The agents heard the man's wife and an older son screaming in the darkness, and the two were pulled from the muddy water alive, CBP said.

Another man and his 13-year-old child were rescued nearby, the agency said. The children were taken to hospitals for observation.

Border agents later found the infant's body several miles downriver, CBP said.

A record number of Central American families are crossing the border, some on foot and some via the river. Last week, border agents rescued 10 people in a sinking raft in the same area, including a 3-year-old who had become separated from her mother on the Mexican side.

CBP has reported that during the last budget year, rescue teams responded to more than 4,300 emergencies, which involved 283 deaths, including those who drowned or died in the desert. The high was in 2005, when 492 people died.

Officials at the Department of Homeland Security say the system at the border is straining under the surge in families, who require different care and have different needs from those who used to cross — mostly single men from Mexico.

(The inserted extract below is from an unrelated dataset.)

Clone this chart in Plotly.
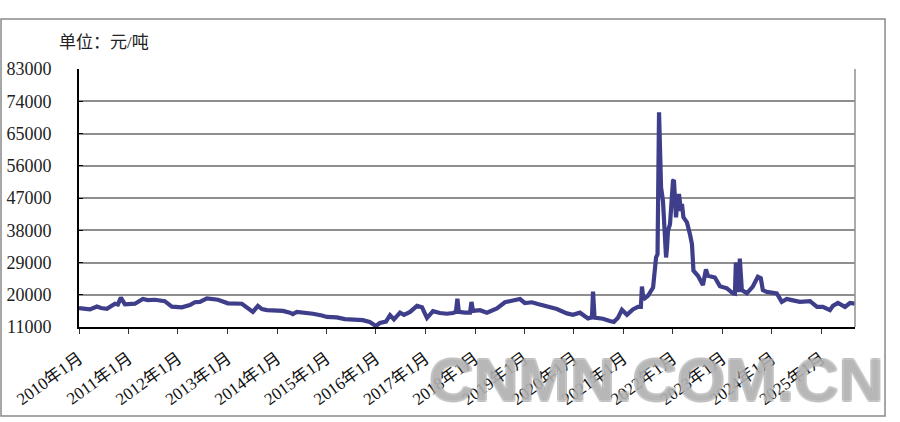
import plotly.graph_objects as go

# ---- data ----
dates = [
    "2010-01-01", "2010-02-21", "2010-03-23", "2010-05-13", "2010-06-12", "2010-07-26",
    "2010-09-23", "2010-10-15", "2010-11-06", "2010-12-06", "2011-02-18", "2011-04-17",
    "2011-05-24", "2011-07-15", "2011-09-26", "2011-11-17", "2012-01-30", "2012-03-29",
    "2012-05-05", "2012-06-11", "2012-08-02", "2012-10-22", "2013-01-04", "2013-04-17",
    "2013-07-07", "2013-08-13", "2013-09-12", "2013-10-19", "2014-01-01",
    "2014-02-14", "2014-04-06", "2014-04-28", "2014-05-27", "2014-07-26", "2014-09-23",
    "2014-11-28", "2015-01-04", "2015-03-18", "2015-05-17", "2015-09-26", "2015-11-16",
    "2016-01-01", "2016-01-30", "2016-03-15", "2016-04-14", "2016-05-13", "2016-06-27",
    "2016-07-26", "2016-09-09", "2016-10-30", "2016-12-06", "2017-01-12", "2017-02-25",
    "2017-04-17", "2017-06-08", "2017-07-22", "2017-08-13", "2017-08-24", "2017-09-04",
    "2017-10-19", "2017-11-25", "2017-12-06", "2017-12-17", "2018-02-07",
    "2018-03-30", "2018-06-12", "2018-08-10", "2018-10-08", "2018-11-29", "2019-01-04",
    "2019-02-25", "2019-04-10", "2019-06-16", "2019-08-28", "2019-11-10", "2019-12-24",
    "2020-02-14", "2020-03-08", "2020-04-14", "2020-05-13", "2020-05-21", "2020-06-01",
    "2020-08-02", "2020-09-22", "2020-10-22", "2020-11-21", "2020-12-20", "2021-01-26",
    "2021-03-11", "2021-04-17", "2021-05-09", "2021-05-17", "2021-05-28", "2021-06-30",
    "2021-08-07", "2021-08-29", "2021-09-09", "2021-09-20", "2021-10-05", "2021-10-19",
    "2021-11-03", "2021-11-11", "2021-11-18", "2021-11-25", "2021-12-10", "2021-12-25",
    "2022-01-01", "2022-01-08", "2022-01-23", "2022-01-30", "2022-02-14", "2022-03-01",
    "2022-03-08", "2022-03-19", "2022-04-14", "2022-05-06", "2022-05-21", "2022-06-01",
    "2022-07-04", "2022-08-10", "2022-09-01", "2022-09-16", "2022-11-06", "2022-12-13",
    "2023-02-03", "2023-03-19", "2023-04-03", "2023-04-10", "2023-04-17", "2023-05-02",
    "2023-05-09", "2023-05-24", "2023-06-30", "2023-08-13", "2023-09-19", "2023-10-11",
    "2023-10-26", "2023-11-24", "2024-02-06", "2024-03-14", "2024-04-20", "2024-05-27",
    "2024-07-25", "2024-10-08", "2024-11-29", "2025-01-11", "2025-03-04", "2025-03-26",
    "2025-05-02", "2025-06-23", "2025-07-30", "2025-09-05",
]
prices = [
    16300, 15900, 15900, 16700, 16300, 16100,
    17500, 17300, 19200, 17300, 17500, 18800,
    18500, 18600, 18200, 16700, 16500, 17100,
    17900, 18000, 19000, 18600, 17600, 17500,
    15200, 16900, 16000, 15700, 15600,
    15500, 15000, 14600, 15200, 15000, 14700,
    14200, 13800, 13700, 13200, 12900, 12400,
    11300, 12100, 12500, 14300, 13100, 15000,
    14400, 15200, 16900, 16500, 13500, 15400,
    14900, 14700, 14900, 15200, 18900, 15200,
    15000, 15000, 18000, 15500, 15700,
    15000, 16200, 17900, 18400, 18800, 17700,
    17900, 17400, 16700, 16000, 14800, 14400,
    15000, 14400, 13400, 13700, 20900, 13600,
    13300, 12700, 12400, 13600, 15800, 14400,
    15900, 16600, 16600, 22300, 18700, 19700,
    22000, 30400, 31300, 70900, 49900, 46200,
    36000, 30400, 33200, 37800, 39700, 49000,
    51800, 52000, 41600, 44400, 48100, 43400,
    45300, 41600, 40200, 36900, 34100, 26700,
    25300, 22700, 27100, 25300, 24800, 22400,
    21800, 20400, 20300, 29000, 21300, 21300,
    30100, 21300, 20400, 22300, 25000, 24600,
    21300, 20800, 20400, 18000, 18800, 18500,
    18000, 18200, 16600, 16600, 15700, 16900,
    17700, 16600, 17700, 17500,
]

y_ticks = [11000, 20000, 29000, 38000, 47000, 56000, 65000, 74000, 83000]
x_ticks = [f"{y}-01-01" for y in range(2010, 2026)]
x_tick_labels = [f"{y}年1月" for y in range(2010, 2026)]
unit_label = "单位：元/吨"
watermark = "CNMN.COM.CN"

FONT = "Liberation Serif, Times New Roman, DejaVu Serif, Noto Sans CJK SC, serif"

fig = go.Figure()
fig.add_trace(go.Scatter(
    x=dates, y=prices, mode="lines",
    line=dict(color="#3E3E8A", width=4.2),
    hoverinfo="x+y", showlegend=False,
))

fig.update_layout(
    width=900, height=422,
    margin=dict(l=79, r=45, t=69, b=95, autoexpand=False),
    paper_bgcolor="white", plot_bgcolor="white",
    font=dict(family=FONT, color="#222222"),
    xaxis=dict(
        type="date",
        range=["2010-01-01", "2025-09-05"],
        tickvals=x_ticks, ticktext=x_tick_labels,
        tickangle=-36,
        tickfont=dict(size=17, family=FONT, color="#111111"),
        showgrid=False, zeroline=False,
        showline=True, linecolor="black", linewidth=2,
        ticks="outside", ticklen=5, tickcolor="#333333", tickwidth=1,
        ticklabelstandoff=8,
    ),
    yaxis=dict(
        range=[11000, 83000],
        tickvals=y_ticks,
        ticktext=[str(v) for v in y_ticks],
        tickfont=dict(size=18, family=FONT, color="#222222"),
        showgrid=True, gridcolor="#8F8F8F", gridwidth=1.5,
        zeroline=False,
        showline=True, linecolor="black", linewidth=2,
        ticks="inside", ticklen=4, tickcolor="black",
        ticklabelstandoff=22,
    ),
    shapes=[
        dict(type="line", xref="paper", yref="paper", x0=1, x1=1, y0=0, y1=1,
             line=dict(color="#8F8F8F", width=1.5)),
        dict(type="rect", xref="paper", yref="paper",
             x0=-0.1005, x1=1.0387, y0=-0.345, y1=1.1938,
             line=dict(color="#8A8A8A", width=1.5), layer="below"),
    ],
    annotations=[
        dict(text=unit_label, xref="paper", yref="paper",
             x=-0.0284, y=1.101, xanchor="left", yanchor="middle",
             showarrow=False, font=dict(size=17, family=FONT, color="#222222")),
        dict(text="<b>" + watermark + "</b>", xref="paper", yref="paper",
             x=0.448, y=-0.205, xanchor="left", yanchor="middle",
             showarrow=False,
             font=dict(size=62,
                       family="Liberation Sans, Arial, sans-serif",
                       color="rgba(200,200,200,0.55)",
                       shadow="1px 1px 0 rgba(140,140,140,0.6), -1px -1px 0 rgba(140,140,140,0.6), 1px -1px 0 rgba(140,140,140,0.6), -1px 1px 0 rgba(140,140,140,0.6)")),
    ],
)

fig.write_html("out.html", config={"displayModeBar": False},
               post_script="document.body.style.margin='0';document.body.style.overflow='hidden';")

The White House on Wednesday asked Congress for an additional $4.5 billion in funding for the border. Acting Homeland Security Secretary Kevin McAleenan told a Senate subcommittee Thursday that the department needed the supplemental funding to help manage the crush of migrants and to provide proper care.

But Democrats are wary of giving the administration more money, especially after the longest government shutdown in history over President Donald Trump's demand for border wall funding. Trump eventually declared a national emergency to circumvent Congress to get the funding elsewhere.

The new emergency funding wouldn't be used to build any of the wall, officials said.